More information on this case will be available under the case number AT.40760 in the public case register on the Commission’s competition website, once confidentiality issues have been resolved. For more information on the Commission’s action against cartels, see its cartels website.
The settlement procedure
Today’s decision is the 41st settlement since the introduction of this procedure for cartels in June 2008 (see press release and MEMO). In a settlement, parties acknowledge their participation in a cartel and their liability for it. They also accept the maximum amount of the fine which the Commission intends to impose. Cartel settlements are based on Antitrust Regulation 1/2003 and allow the Commission to apply a simplified and shortened procedure. This benefits consumers and taxpayers as it reduces costs. It also benefits antitrust enforcement as it frees up resources. Finally, the parties themselves benefit in terms of quicker decisions and a 10% reduction in fines.

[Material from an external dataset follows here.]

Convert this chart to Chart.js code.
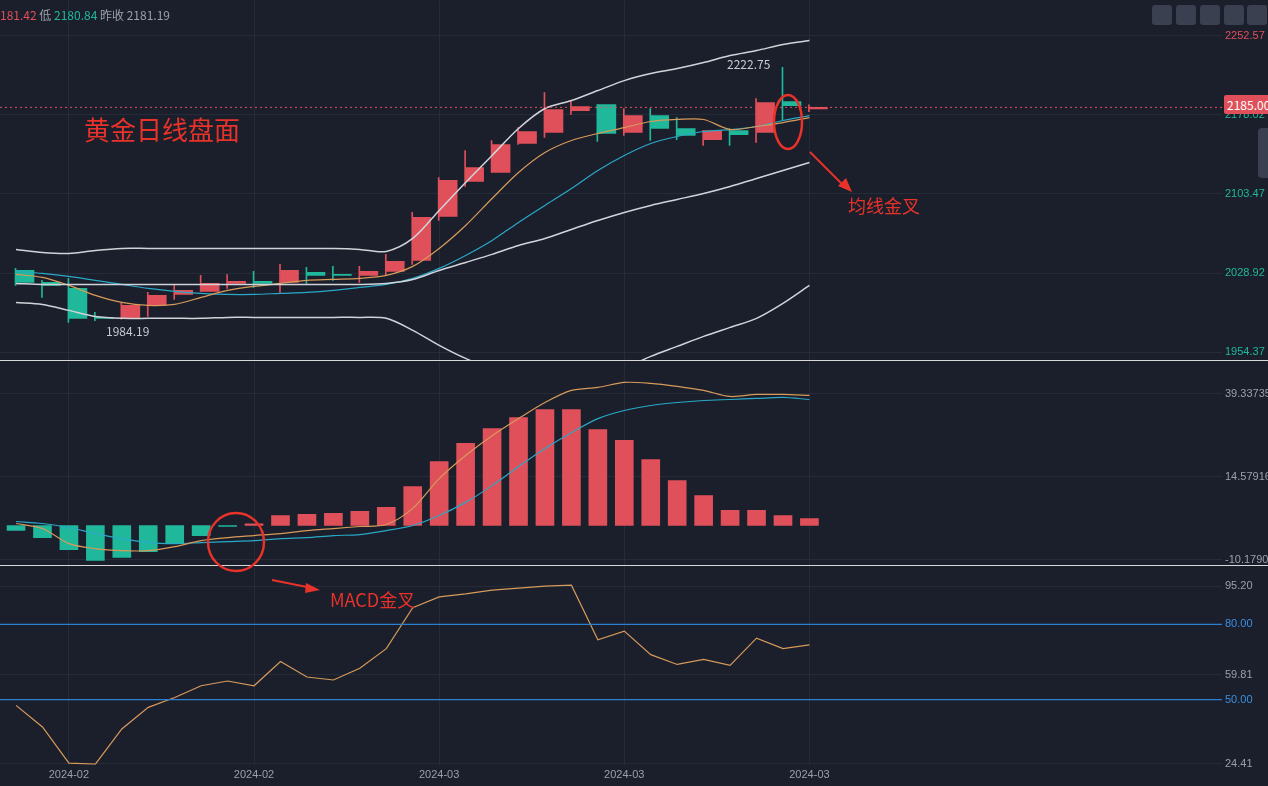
<!DOCTYPE html>
<html><head><meta charset="utf-8">
<script src="https://cdn.jsdelivr.net/npm/chart.js@4.4.1/dist/chart.umd.min.js"></script>
<style>
body{margin:0;background:#1b1f2b;width:1268px;height:786px;overflow:hidden;font-family:"Noto Sans CJK SC","Noto Sans",sans-serif;}
.p{position:absolute;left:0;width:1268px;}
.t{position:absolute;white-space:nowrap;}
</style></head><body>
<div class="p" style="top:-9px;height:379px"><canvas id="c1"></canvas></div>
<div class="p" style="top:352px;height:223px"><canvas id="c2"></canvas></div>
<div class="p" style="top:557px;height:229px"><canvas id="c3"></canvas></div>
<div style="position:absolute;left:0;top:360px;width:1268px;height:1px;background:#d8d8d8"></div>
<div style="position:absolute;left:0;top:565px;width:1268px;height:1px;background:#d8d8d8"></div>
<div class="t" style="left:0;top:6px;font-size:12px;color:#9aa0aa"><span style="color:#e0505a">181.42</span> 低 <span style="color:#1fb89a">2180.84</span> 昨收 2181.19</div>
<div class="t" style="left:84px;top:110px;font-size:26px;color:#e8322a">黄金日线盘面</div>
<div class="t" style="left:848px;top:192px;font-size:18px;color:#e8322a">均线金叉</div>
<div class="t" style="left:330px;top:586px;font-size:18px;color:#e8322a">MACD金叉</div>
<div class="t" style="left:727px;top:55px;font-size:12px;color:#c8ccd2">2222.75</div>
<div class="t" style="left:106px;top:322px;font-size:12px;color:#c8ccd2">1984.19</div>
<div class="t" style="left:1224px;top:95px;font-size:12px;color:#fff;background:#e0505a;padding:1px 3px;border-radius:2px">2185.00</div>
<svg style="position:absolute;left:0;top:0" width="1268" height="786">
<ellipse cx="788" cy="122" rx="14" ry="27" fill="none" stroke="#e8322a" stroke-width="2.5"/>
<line x1="810" y1="152" x2="846" y2="188" stroke="#e8322a" stroke-width="2"/>
<polygon points="852,192 838,186 846,178" fill="#e8322a"/>
<ellipse cx="236" cy="542" rx="28" ry="29" fill="none" stroke="#e8322a" stroke-width="2.5"/>
<line x1="272" y1="580" x2="312" y2="588" stroke="#e8322a" stroke-width="2"/>
<polygon points="320,590 306,583 305,593" fill="#e8322a"/>
<g fill="#3a4050"><rect x="1152" y="5" width="20" height="20" rx="3"/><rect x="1176" y="5" width="20" height="20" rx="3"/><rect x="1200" y="5" width="20" height="20" rx="3"/><rect x="1224" y="5" width="20" height="20" rx="3"/><rect x="1247" y="5" width="20" height="20" rx="3"/></g>
<rect x="1258" y="128" width="14" height="50" rx="4" fill="#3a4050"/>
</svg>
<script>
const dates=["2024-02","2024-02","2024-03","2024-03","2024-03"];
const dateIdx=[2,9,16,23,30];
const open =[2031.5,2020.2,2014.6,1986.4,1986.4,1998.6,2008.9,2011.8,2019.3,2021.2,2020.2,2029.6,2026.8,2026.8,2030.6,2040.9,2082.3,2115.2,2123.7,2151.0,2161.3,2182.0,2187.7,2161.3,2177.3,2165.1,2154.7,2163.2,2161.3,2190.5,2183.5];
const close=[2020.2,2017.4,1986.4,1985.5,1998.6,2008.0,2012.7,2019.3,2021.2,2019.3,2031.5,2026.8,2025.9,2030.6,2040.0,2081.4,2116.2,2128.4,2150.0,2162.3,2183.0,2185.8,2160.4,2177.3,2165.1,2158.5,2163.2,2159.4,2189.5,2186.7,2185.0];
const high =[2033.4,2022.1,2024.0,1992.0,2001.4,2010.8,2018.3,2026.8,2027.7,2030.6,2037.2,2034.3,2035.3,2035.3,2046.6,2086.1,2119.0,2144.4,2153.8,2166.0,2199.0,2191.4,2187.7,2183.9,2183.9,2175.4,2163.2,2165.1,2193.3,2222.75,2187.5];
const low  =[2017.4,2006.1,1982.6,1984.19,1985.5,1988.2,2004.2,2011.8,2014.6,2015.5,2010.8,2019.3,2022.1,2020.2,2026.8,2037.2,2078.5,2110.5,2123.7,2150.0,2156.6,2178.3,2152.9,2158.5,2153.8,2154.7,2149.1,2149.1,2151.9,2172.6,2180.84];
const bollUp =[2051.3,2048.4,2047.5,2050.3,2052.2,2052.2,2052.2,2052.2,2052.2,2052.2,2052.2,2052.2,2052.2,2051.3,2049.4,2061.6,2088.0,2114.3,2139.7,2165.1,2183.9,2191.4,2200.8,2210.2,2216.8,2221.5,2227.2,2233.8,2238.5,2244.1,2247.9];
const bollMid=[2019.3,2018.3,2018.3,2018.3,2018.3,2018.3,2018.3,2018.3,2018.3,2018.3,2018.3,2018.3,2018.3,2018.3,2019.3,2023.0,2031.5,2039.0,2046.6,2055.0,2061.6,2070.1,2078.5,2086.1,2092.7,2098.3,2103.9,2110.5,2118.1,2125.6,2133.1];
const bollLow=[2001.4,1999.5,1993.9,1988.2,1986.4,1986.4,1986.4,1986.4,1987.3,1987.3,1987.3,1987.3,1987.3,1987.3,1986.4,1975.1,1961.0,1948.7,1939.3,1931.8,1927.1,1927.1,1930.9,1939.3,1950.6,1960.0,1969.4,1977.9,1986.4,2000.5,2017.4];
const ma5 =[2027.7,2024.9,2017.4,2008.0,2001.4,1998.6,1999.5,2006.1,2012.7,2016.5,2019.3,2022.1,2023.0,2024.0,2026.8,2035.3,2052.2,2073.8,2099.2,2123.7,2142.5,2153.8,2160.4,2166.0,2171.7,2173.6,2173.6,2164.1,2167.0,2170.7,2175.4];
const ma10=[2030.6,2028.7,2025.9,2022.1,2018.3,2014.6,2011.8,2009.9,2008.9,2008.9,2009.9,2010.8,2012.7,2015.5,2018.3,2024.0,2033.4,2045.6,2059.7,2076.7,2092.7,2108.6,2125.6,2139.7,2151.0,2157.6,2162.3,2164.1,2167.0,2172.6,2177.3];
const macdHist=[-1.5,-3.6,-7.2,-10.4,-9.5,-7.8,-5.4,-3.0,-0.3,0.5,3.0,3.3,3.6,4.2,5.4,11.6,19.1,24.5,28.9,32.2,34.6,34.6,28.6,25.4,19.7,13.4,8.9,4.5,4.5,3.0,2.1];
const macdDif=[0.6,-0.9,-5.4,-6.9,-7.5,-7.5,-6.3,-4.5,-3.6,-3.0,-2.4,-1.5,-0.9,-0.3,0.3,5.1,14.0,20.9,26.8,31.9,36.7,40.3,41.2,42.7,42.4,41.5,40.3,38.5,39.1,39.1,38.8];
const macdDea=[1.2,0.6,-0.6,-2.4,-3.9,-5.1,-5.4,-5.1,-4.8,-4.5,-3.9,-3.6,-3.0,-2.7,-1.5,0,3.0,6.9,11.9,17.6,23.0,27.7,31.9,34.3,35.8,36.7,37.3,37.6,37.9,38.2,37.6];
const rsi=[47.7,39.1,24.7,24.3,38.3,46.9,50.8,55.5,57.4,55.5,65.2,59.0,57.8,62.5,70.3,86.6,90.9,92.1,93.6,94.4,95.2,95.6,73.8,77.3,67.9,64.0,66.0,63.6,74.5,70.3,71.8];
const priceTicks=[2252.57,2178.02,2103.47,2028.92,1954.37];
const macdTicks=[39.33735,14.57916,-10.17903];
const rsiTicks=[95.20,80.00,59.81,50.00,24.41];

const UP='#e0505a',DN='#1fb89a',GRID='#262b38';
const XMIN=-0.606,XMAX=45.6;
const pts=a=>a.map((v,i)=>({x:i,y:v}));
function xScale(show){return {type:'linear',min:XMIN,max:XMAX,offset:false,
  afterBuildTicks:s=>{s.ticks=dateIdx.map(v=>({value:v}));},
  grid:{color:GRID,drawTicks:false,offset:false},border:{display:false},
  ticks:{display:show,color:'#9aa0aa',font:{size:11},padding:4,autoSkip:false,maxRotation:0,callback:(v)=>dates[dateIdx.indexOf(v)]}};}
function yScale(min,max,ticks,fmt,colorFn){return {position:'right',min,max,
  afterBuildTicks:s=>{s.ticks=ticks.map(v=>({value:v}));},
  afterFit:s=>{s.width=46;},
  grid:{color:GRID,drawTicks:false},border:{display:false},
  ticks:{color:colorFn,font:{size:11},padding:3,callback:fmt}};}
const base={responsive:true,maintainAspectRatio:false,animation:false,
  plugins:{legend:{display:false},tooltip:{enabled:false}},layout:{padding:0,autoPadding:false}};
const line=(d,c,w)=>({type:'line',data:pts(d),borderColor:c,borderWidth:w||1,pointRadius:0,tension:0.3});

const lastLine={id:'last',afterDatasetsDraw(ch){const c=ch.ctx,y=ch.scales.y.getPixelForValue(2185.0);
  c.save();c.strokeStyle='#e0505a';c.setLineDash([2,3]);c.beginPath();c.moveTo(0,y);c.lineTo(ch.chartArea.right,y);c.stroke();c.restore();}};
new Chart(document.getElementById('c1'),{type:'bar',data:{datasets:[
  line(bollUp,'#d0d4da',1.5),line(bollMid,'#d0d4da',1.5),line(bollLow,'#d0d4da',1.5),
  line(ma5,'#d79a5a',1.2),line(ma10,'#2aa8c8',1.2),
  {type:'bar',data:low.map((l,i)=>({x:i,y:[l,high[i]]})),backgroundColor:open.map((o,i)=>close[i]>=o?UP:DN),barThickness:1},
  {type:'bar',data:open.map((o,i)=>({x:i,y:[o,Math.abs(close[i]-o)<1?o+1:close[i]]})),backgroundColor:open.map((o,i)=>close[i]>=o?UP:DN),barThickness:18}
]},options:{...base,scales:{x:xScale(false),y:yScale(1946.8,2285.5,priceTicks,v=>v.toFixed(2),c=>c.index===0?'#e0505a':'#1fb89a')}},plugins:[lastLine]});

new Chart(document.getElementById('c2'),{type:'bar',data:{datasets:[
  line(macdDif,'#d79a5a',1.2),line(macdDea,'#2aa8c8',1.2),
  {type:'bar',data:pts(macdHist),backgroundColor:macdHist.map(v=>v>=0?UP:DN),barThickness:18}
]},options:{...base,scales:{x:xScale(false),y:yScale(-11.9,48.9,macdTicks,v=>v.toFixed(5),()=>'#9aa0aa')}}});

new Chart(document.getElementById('c3'),{type:'line',data:{datasets:[
  {type:'line',data:[{x:XMIN,y:80},{x:XMAX,y:80}],borderColor:'#2d7fd0',borderWidth:1.2,pointRadius:0},
  {type:'line',data:[{x:XMIN,y:50},{x:XMAX,y:50}],borderColor:'#2d7fd0',borderWidth:1.2,pointRadius:0},
  {...line(rsi,'#d79a5a',1.2),tension:0}
]},options:{...base,scales:{x:xScale(true),y:yScale(24,103,rsiTicks,v=>v.toFixed(2),c=>(c.tick.value===80||c.tick.value===50)?'#3d8fe0':'#9aa0aa')}}});
</script></body></html>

The Commission’s leniency programme gives companies the opportunity to disclose their participation in a cartel and cooperate with the Commission during an investigation. A successful leniency applicant will either completely avoid a potentially high fine or receive a substantial reduction from it. Further information about the Commission’s leniency programme can be found here. The Commission has recently published a Frequently Asked Questions document, which provides guidance on its leniency policy and practice to potential applicants.
The Commission operates a tool to make it easier for individuals or companies to alert it about anti-competitive behaviour while maintaining their anonymity. This tool protects whistleblowers’ anonymity through a specifically-designed encrypted messaging system that allows two way communications. The tool is accessible via this link.
Action for damages
Any person or company affected by the anti-competitive behaviour described in this case may bring the matter before the courts of the Member States and seek damages. The case law of the Court and Council Regulation 1/2003 both confirm that in cases before national courts, a Commission decision constitutes binding proof that the behaviour took place and was illegal. Even though the Commission has fined the cartel participants concerned, damages may be awarded without being reduced on account of the Commission fine.
The Antitrust Damages Directive, makes it easier for victims of anti-competitive practices to obtain damages. More information on antitrust damages actions, including a practical guide on how to quantify antitrust harm, is available here.